Required task:
Retype all material exactly. Pictures stay out of the copy.

Supplied information:
— Start —

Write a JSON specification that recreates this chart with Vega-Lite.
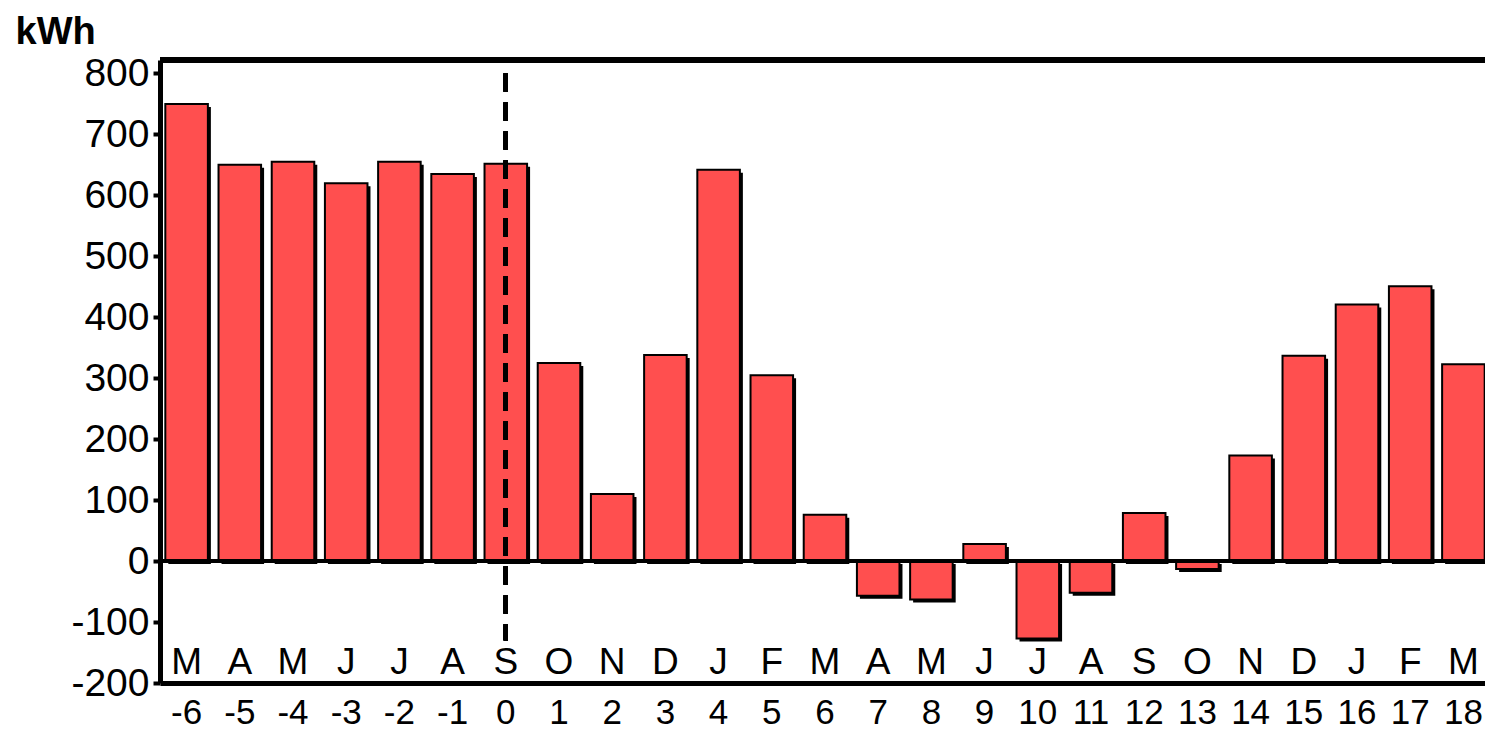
{
  "$schema": "https://vega.github.io/schema/vega-lite/v6.json",
  "width": 1330,
  "height": 623,
  "autosize": {"type": "none"},
  "padding": {"left": 160, "top": 60, "right": 0, "bottom": 49},
  "background": "white",
  "config": {
    "view": {"stroke": null},
    "font": "Liberation Sans",
    "axis": {"labelColor": "black", "domainColor": "black", "tickColor": "black", "grid": false, "labelFont": "Liberation Sans", "titleFont": "Liberation Sans"}
  },
  "data": {
    "values": [
      {"n": -6, "m": "M", "v": 750},
      {"n": -5, "m": "A", "v": 650},
      {"n": -4, "m": "M", "v": 655},
      {"n": -3, "m": "J", "v": 620},
      {"n": -2, "m": "J", "v": 655},
      {"n": -1, "m": "A", "v": 635},
      {"n": 0, "m": "S", "v": 652},
      {"n": 1, "m": "O", "v": 325},
      {"n": 2, "m": "N", "v": 110},
      {"n": 3, "m": "D", "v": 338},
      {"n": 4, "m": "J", "v": 642},
      {"n": 5, "m": "F", "v": 305},
      {"n": 6, "m": "M", "v": 76},
      {"n": 7, "m": "A", "v": -57},
      {"n": 8, "m": "M", "v": -63},
      {"n": 9, "m": "J", "v": 28},
      {"n": 10, "m": "J", "v": -127},
      {"n": 11, "m": "A", "v": -52},
      {"n": 12, "m": "S", "v": 79},
      {"n": 13, "m": "O", "v": -13},
      {"n": 14, "m": "N", "v": 173},
      {"n": 15, "m": "D", "v": 337},
      {"n": 16, "m": "J", "v": 421},
      {"n": 17, "m": "F", "v": 451},
      {"n": 18, "m": "M", "v": 323}
    ]
  },
  "encoding": {
    "x": {
      "field": "n", "type": "ordinal",
      "scale": {"paddingInner": 0.2, "paddingOuter": 0.1},
      "axis": {"title": null, "labelAngle": 0, "labelFontSize": 35, "labelPadding": 12, "ticks": false, "domainWidth": 5, "labelExpr": "'' + datum.value"}
    }
  },
  "layer": [
    {
      "mark": {"type": "bar", "color": "black", "xOffset": 3, "yOffset": 3},
      "encoding": {
        "y": {
          "field": "v", "type": "quantitative",
          "scale": {"domain": [-200, 822], "nice": false, "zero": true},
          "axis": {
            "values": [-200, -100, 0, 100, 200, 300, 400, 500, 600, 700, 800],
            "labelExpr": "'' + datum.value",
            "labelFontSize": 39, "labelPadding": 4, "tickSize": 7, "tickWidth": 4, "domainWidth": 5,
            "title": "kWh", "titleAngle": 0, "titleAlign": "left", "titleBaseline": "top",
            "titleX": -145, "titleY": -47, "titleFontSize": 38, "titleFontWeight": "bold"
          }
        }
      }
    },
    {
      "mark": {"type": "bar", "color": "#ff4f4f", "stroke": "black", "strokeWidth": 2},
      "encoding": {"y": {"field": "v", "type": "quantitative"}}
    },
    {
      "mark": {"type": "rule", "color": "black", "strokeWidth": 4},
      "encoding": {"y": {"datum": 0}, "x": null}
    },
    {
      "mark": {"type": "rule", "color": "black", "strokeWidth": 5},
      "encoding": {"y": {"datum": 822}, "x": null}
    },
    {
      "mark": {"type": "rule", "color": "black", "strokeWidth": 4, "strokeDash": [18, 11]},
      "encoding": {"x": {"datum": 0}, "y": {"datum": 800}, "y2": {"datum": -130}}
    },
    {
      "mark": {"type": "text", "fontSize": 37, "baseline": "middle", "align": "center", "color": "black"},
      "encoding": {"text": {"field": "m"}, "y": {"datum": -168}}
    }
  ]
}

— End —

Expected output:
Write a JSON specification that recreates this chart with Vega-Lite.
{
  "$schema": "https://vega.github.io/schema/vega-lite/v6.json",
  "width": 1330,
  "height": 623,
  "autosize": {"type": "none"},
  "padding": {"left": 160, "top": 60, "right": 0, "bottom": 49},
  "background": "white",
  "config": {
    "view": {"stroke": null},
    "font": "Liberation Sans",
    "axis": {"labelColor": "black", "domainColor": "black", "tickColor": "black", "grid": false, "labelFont": "Liberation Sans", "titleFont": "Liberation Sans"}
  },
  "data": {
    "values": [
      {"n": -6, "m": "M", "v": 750},
      {"n": -5, "m": "A", "v": 650},
      {"n": -4, "m": "M", "v": 655},
      {"n": -3, "m": "J", "v": 620},
      {"n": -2, "m": "J", "v": 655},
      {"n": -1, "m": "A", "v": 635},
      {"n": 0, "m": "S", "v": 652},
      {"n": 1, "m": "O", "v": 325},
      {"n": 2, "m": "N", "v": 110},
      {"n": 3, "m": "D", "v": 338},
      {"n": 4, "m": "J", "v": 642},
      {"n": 5, "m": "F", "v": 305},
      {"n": 6, "m": "M", "v": 76},
      {"n": 7, "m": "A", "v": -57},
      {"n": 8, "m": "M", "v": -63},
      {"n": 9, "m": "J", "v": 28},
      {"n": 10, "m": "J", "v": -127},
      {"n": 11, "m": "A", "v": -52},
      {"n": 12, "m": "S", "v": 79},
      {"n": 13, "m": "O", "v": -13},
      {"n": 14, "m": "N", "v": 173},
      {"n": 15, "m": "D", "v": 337},
      {"n": 16, "m": "J", "v": 421},
      {"n": 17, "m": "F", "v": 451},
      {"n": 18, "m": "M", "v": 323}
    ]
  },
  "encoding": {
    "x": {
      "field": "n", "type": "ordinal",
      "scale": {"paddingInner": 0.2, "paddingOuter": 0.1},
      "axis": {"title": null, "labelAngle": 0, "labelFontSize": 35, "labelPadding": 12, "ticks": false, "domainWidth": 5, "labelExpr": "'' + datum.value"}
    }
  },
  "layer": [
    {
      "mark": {"type": "bar", "color": "black", "xOffset": 3, "yOffset": 3},
      "encoding": {
        "y": {
          "field": "v", "type": "quantitative",
          "scale": {"domain": [-200, 822], "nice": false, "zero": true},
          "axis": {
            "values": [-200, -100, 0, 100, 200, 300, 400, 500, 600, 700, 800],
            "labelExpr": "'' + datum.value",
            "labelFontSize": 39, "labelPadding": 4, "tickSize": 7, "tickWidth": 4, "domainWidth": 5,
            "title": "kWh", "titleAngle": 0, "titleAlign": "left", "titleBaseline": "top",
            "titleX": -145, "titleY": -47, "titleFontSize": 38, "titleFontWeight": "bold"
          }
        }
      }
    },
    {
      "mark": {"type": "bar", "color": "#ff4f4f", "stroke": "black", "strokeWidth": 2},
      "encoding": {"y": {"field": "v", "type": "quantitative"}}
    },
    {
      "mark": {"type": "rule", "color": "black", "strokeWidth": 4},
      "encoding": {"y": {"datum": 0}, "x": null}
    },
    {
      "mark": {"type": "rule", "color": "black", "strokeWidth": 5},
      "encoding": {"y": {"datum": 822}, "x": null}
    },
    {
      "mark": {"type": "rule", "color": "black", "strokeWidth": 4, "strokeDash": [18, 11]},
      "encoding": {"x": {"datum": 0}, "y": {"datum": 800}, "y2": {"datum": -130}}
    },
    {
      "mark": {"type": "text", "fontSize": 37, "baseline": "middle", "align": "center", "color": "black"},
      "encoding": {"text": {"field": "m"}, "y": {"datum": -168}}
    }
  ]
}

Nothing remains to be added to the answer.